• The problem
Copy out each line exactly; pictures stay out of the copy.

• Supplied information
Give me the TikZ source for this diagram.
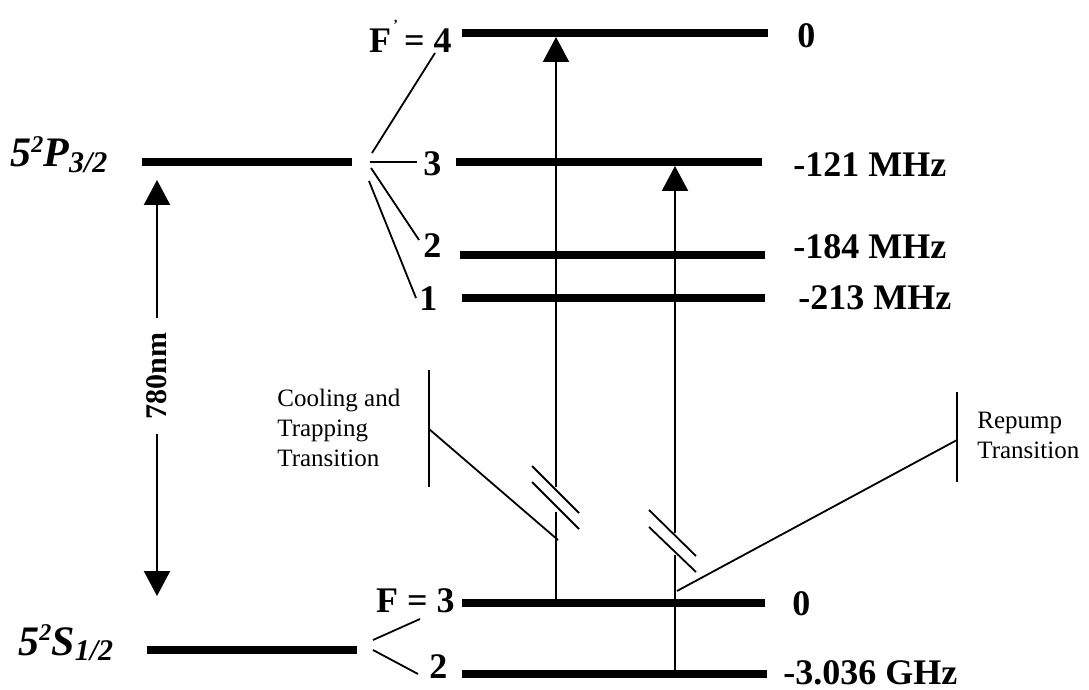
\documentclass[tikz,border=0pt]{standalone}
\usepackage{fontspec}
\setmainfont{Liberation Serif}
\usetikzlibrary{arrows.meta}
\tikzset{
  level/.style={line width=3.8pt},
  thin/.style={line width=0.9pt},
  shaft/.style={line width=1.1pt},
  tr/.style={line width=1.1pt,-{Triangle[width=13pt,length=12.5pt]}},
  lbl/.style={font=\bfseries\fontsize{18}{20}\selectfont,inner sep=0pt},
  small/.style={font=\fontsize{12.5}{15}\selectfont,inner sep=0pt,align=left},
  term/.style={font=\bfseries\itshape\fontsize{21}{24}\selectfont,inner sep=0pt,anchor=base west}
}
\newcommand{\subsc}[1]{\raisebox{-0.3ex}{\fontsize{15}{15}\selectfont #1}}
\newcommand{\supsc}[1]{\raisebox{0.75ex}{\fontsize{12}{12}\selectfont #1}}
\begin{document}
\begin{tikzpicture}[x=0.5pt,y=-0.5pt]
\useasboundingbox (0,0) rectangle (1089,690);
% fine structure levels
\coordinate (Pl) at (142,162); \coordinate (Pr) at (352,162);
\coordinate (Sl) at (147,650); \coordinate (Sr) at (357,650);
\draw[level] (Pl) -- (Pr);
\draw[level] (Sl) -- (Sr);
\node[term] (Plab) at (10,167) {5\supsc{2}P\subsc{3/2}};
\node[term] (Slab) at (18,655) {5\supsc{2}S\subsc{1/2}};
% 780 nm arrow
\coordinate (Atop) at (157,180); \coordinate (Abot) at (157,596);
\node[lbl,rotate=90,font=\bfseries\fontsize{15}{16}\selectfont] (nm) at (157,376) {780nm};
\draw[tr] (nm.east) ++(0,-14) -- (Atop);
\draw[tr] (nm.west) ++(0,14) -- (Abot);
% hyperfine levels, excited
\coordinate (F4l) at (462,33);  \coordinate (F4r) at (768,33);
\coordinate (F3l) at (456,162); \coordinate (F3r) at (762,162);
\coordinate (F2l) at (460,255); \coordinate (F2r) at (765,255);
\coordinate (F1l) at (462,298); \coordinate (F1r) at (765,298);
\foreach \n in {F4,F3,F2,F1} \draw[level] (\n l) -- (\n r);
\node[lbl,anchor=east] (L4) at (452,36) {F\raisebox{1.4ex}{\fontsize{7}{7}\selectfont\,\textquoteright}\,= 4};
\node[lbl,anchor=west] (L3) at (423,164) {3};
\node[lbl,anchor=west] (L2) at (423,246) {2};
\node[lbl,anchor=west] (L1) at (419,299) {1};
\node[lbl,anchor=west] (E4) at (797,36) {0};
\node[lbl,anchor=west] (E3) at (793,165) {-121 MHz};
\node[lbl,anchor=west] (E2) at (793,247) {-184 MHz};
\node[lbl,anchor=west] (E1) at (798,298) {-213 MHz};
% fan lines excited
\coordinate (fa) at (372,153); \coordinate (fb) at (370,162); \coordinate (fc) at (371,168); \coordinate (fd) at (369,181);
\coordinate (ta) at (435,53); \coordinate (tb) at (417,162); \coordinate (tc) at (419,240); \coordinate (td) at (416,298);
\draw[thin] (fa) -- (ta);
\draw[thin] (fb) -- (tb);
\draw[thin] (fc) -- (tc);
\draw[thin] (fd) -- (td);
% hyperfine levels, ground
\coordinate (G3l) at (462,603); \coordinate (G3r) at (765,603);
\coordinate (G2l) at (462,674); \coordinate (G2r) at (767,674);
\draw[level] (G3l) -- (G3r);
\draw[level] (G2l) -- (G2r);
\node[lbl,anchor=east] (LG3) at (455,601) {F = 3};
\node[lbl,anchor=west] (LG2) at (429,667) {2};
\node[lbl,anchor=west] (EG3) at (792,604) {0};
\node[lbl,anchor=west] (EG2) at (783,673) {-3.036 GHz};
\coordinate (ga) at (373,640); \coordinate (gb) at (420,619);
\coordinate (gc) at (373,650); \coordinate (gd) at (418,674);
\draw[thin] (ga) -- (gb);
\draw[thin] (gc) -- (gd);
% cooling transition arrow with break
\coordinate (c0) at (556,603); \coordinate (c1) at (556,512);
\coordinate (c2) at (556,487); \coordinate (c3) at (556,37);
\draw[shaft] (c0) -- (c1);
\draw[tr] (c2) -- (c3);
\draw[thin] (532,466) coordinate (cs1) -- (579,513) coordinate (cs2);
\draw[thin] (532,482) coordinate (cs3) -- (579,529) coordinate (cs4);
% repump arrow with break
\coordinate (r0) at (675,674); \coordinate (r1) at (675,555);
\coordinate (r2) at (675,533); \coordinate (r3) at (675,166);
\draw[shaft] (r0) -- (r1);
\draw[tr] (r2) -- (r3);
\draw[thin] (649,510) coordinate (rs1) -- (696,556) coordinate (rs2);
\draw[thin] (649,527) coordinate (rs3) -- (696,572) coordinate (rs4);
% cooling pointer
\coordinate (cbT) at (429,370); \coordinate (cbB) at (429,487); \coordinate (cbM) at (429,429);
\coordinate (cpE) at (558,540);
\draw[thin] (cbT) -- (cbB);
\draw[thin] (cbM) -- (cpE);
\node[small,anchor=west] (ctext) at (277,428) {Cooling and\\Trapping\\Transition};
% repump pointer
\coordinate (rbT) at (957,392); \coordinate (rbB) at (957,482); \coordinate (rbM) at (957,440);
\coordinate (rpE) at (677,591);
\draw[thin] (rbT) -- (rbB);
\draw[thin] (rbM) -- (rpE);
\node[small,anchor=west] (rtext) at (977,435) {Repump\\Transition};
\end{tikzpicture}
\end{document}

• Written answer
Give me the TikZ source for this diagram.
\documentclass[tikz,border=0pt]{standalone}
\usepackage{fontspec}
\setmainfont{Liberation Serif}
\usetikzlibrary{arrows.meta}
\tikzset{
  level/.style={line width=3.8pt},
  thin/.style={line width=0.9pt},
  shaft/.style={line width=1.1pt},
  tr/.style={line width=1.1pt,-{Triangle[width=13pt,length=12.5pt]}},
  lbl/.style={font=\bfseries\fontsize{18}{20}\selectfont,inner sep=0pt},
  small/.style={font=\fontsize{12.5}{15}\selectfont,inner sep=0pt,align=left},
  term/.style={font=\bfseries\itshape\fontsize{21}{24}\selectfont,inner sep=0pt,anchor=base west}
}
\newcommand{\subsc}[1]{\raisebox{-0.3ex}{\fontsize{15}{15}\selectfont #1}}
\newcommand{\supsc}[1]{\raisebox{0.75ex}{\fontsize{12}{12}\selectfont #1}}
\begin{document}
\begin{tikzpicture}[x=0.5pt,y=-0.5pt]
\useasboundingbox (0,0) rectangle (1089,690);
% fine structure levels
\coordinate (Pl) at (142,162); \coordinate (Pr) at (352,162);
\coordinate (Sl) at (147,650); \coordinate (Sr) at (357,650);
\draw[level] (Pl) -- (Pr);
\draw[level] (Sl) -- (Sr);
\node[term] (Plab) at (10,167) {5\supsc{2}P\subsc{3/2}};
\node[term] (Slab) at (18,655) {5\supsc{2}S\subsc{1/2}};
% 780 nm arrow
\coordinate (Atop) at (157,180); \coordinate (Abot) at (157,596);
\node[lbl,rotate=90,font=\bfseries\fontsize{15}{16}\selectfont] (nm) at (157,376) {780nm};
\draw[tr] (nm.east) ++(0,-14) -- (Atop);
\draw[tr] (nm.west) ++(0,14) -- (Abot);
% hyperfine levels, excited
\coordinate (F4l) at (462,33);  \coordinate (F4r) at (768,33);
\coordinate (F3l) at (456,162); \coordinate (F3r) at (762,162);
\coordinate (F2l) at (460,255); \coordinate (F2r) at (765,255);
\coordinate (F1l) at (462,298); \coordinate (F1r) at (765,298);
\foreach \n in {F4,F3,F2,F1} \draw[level] (\n l) -- (\n r);
\node[lbl,anchor=east] (L4) at (452,36) {F\raisebox{1.4ex}{\fontsize{7}{7}\selectfont\,\textquoteright}\,= 4};
\node[lbl,anchor=west] (L3) at (423,164) {3};
\node[lbl,anchor=west] (L2) at (423,246) {2};
\node[lbl,anchor=west] (L1) at (419,299) {1};
\node[lbl,anchor=west] (E4) at (797,36) {0};
\node[lbl,anchor=west] (E3) at (793,165) {-121 MHz};
\node[lbl,anchor=west] (E2) at (793,247) {-184 MHz};
\node[lbl,anchor=west] (E1) at (798,298) {-213 MHz};
% fan lines excited
\coordinate (fa) at (372,153); \coordinate (fb) at (370,162); \coordinate (fc) at (371,168); \coordinate (fd) at (369,181);
\coordinate (ta) at (435,53); \coordinate (tb) at (417,162); \coordinate (tc) at (419,240); \coordinate (td) at (416,298);
\draw[thin] (fa) -- (ta);
\draw[thin] (fb) -- (tb);
\draw[thin] (fc) -- (tc);
\draw[thin] (fd) -- (td);
% hyperfine levels, ground
\coordinate (G3l) at (462,603); \coordinate (G3r) at (765,603);
\coordinate (G2l) at (462,674); \coordinate (G2r) at (767,674);
\draw[level] (G3l) -- (G3r);
\draw[level] (G2l) -- (G2r);
\node[lbl,anchor=east] (LG3) at (455,601) {F = 3};
\node[lbl,anchor=west] (LG2) at (429,667) {2};
\node[lbl,anchor=west] (EG3) at (792,604) {0};
\node[lbl,anchor=west] (EG2) at (783,673) {-3.036 GHz};
\coordinate (ga) at (373,640); \coordinate (gb) at (420,619);
\coordinate (gc) at (373,650); \coordinate (gd) at (418,674);
\draw[thin] (ga) -- (gb);
\draw[thin] (gc) -- (gd);
% cooling transition arrow with break
\coordinate (c0) at (556,603); \coordinate (c1) at (556,512);
\coordinate (c2) at (556,487); \coordinate (c3) at (556,37);
\draw[shaft] (c0) -- (c1);
\draw[tr] (c2) -- (c3);
\draw[thin] (532,466) coordinate (cs1) -- (579,513) coordinate (cs2);
\draw[thin] (532,482) coordinate (cs3) -- (579,529) coordinate (cs4);
% repump arrow with break
\coordinate (r0) at (675,674); \coordinate (r1) at (675,555);
\coordinate (r2) at (675,533); \coordinate (r3) at (675,166);
\draw[shaft] (r0) -- (r1);
\draw[tr] (r2) -- (r3);
\draw[thin] (649,510) coordinate (rs1) -- (696,556) coordinate (rs2);
\draw[thin] (649,527) coordinate (rs3) -- (696,572) coordinate (rs4);
% cooling pointer
\coordinate (cbT) at (429,370); \coordinate (cbB) at (429,487); \coordinate (cbM) at (429,429);
\coordinate (cpE) at (558,540);
\draw[thin] (cbT) -- (cbB);
\draw[thin] (cbM) -- (cpE);
\node[small,anchor=west] (ctext) at (277,428) {Cooling and\\Trapping\\Transition};
% repump pointer
\coordinate (rbT) at (957,392); \coordinate (rbB) at (957,482); \coordinate (rbM) at (957,440);
\coordinate (rpE) at (677,591);
\draw[thin] (rbT) -- (rbB);
\draw[thin] (rbM) -- (rpE);
\node[small,anchor=west] (rtext) at (977,435) {Repump\\Transition};
\end{tikzpicture}
\end{document}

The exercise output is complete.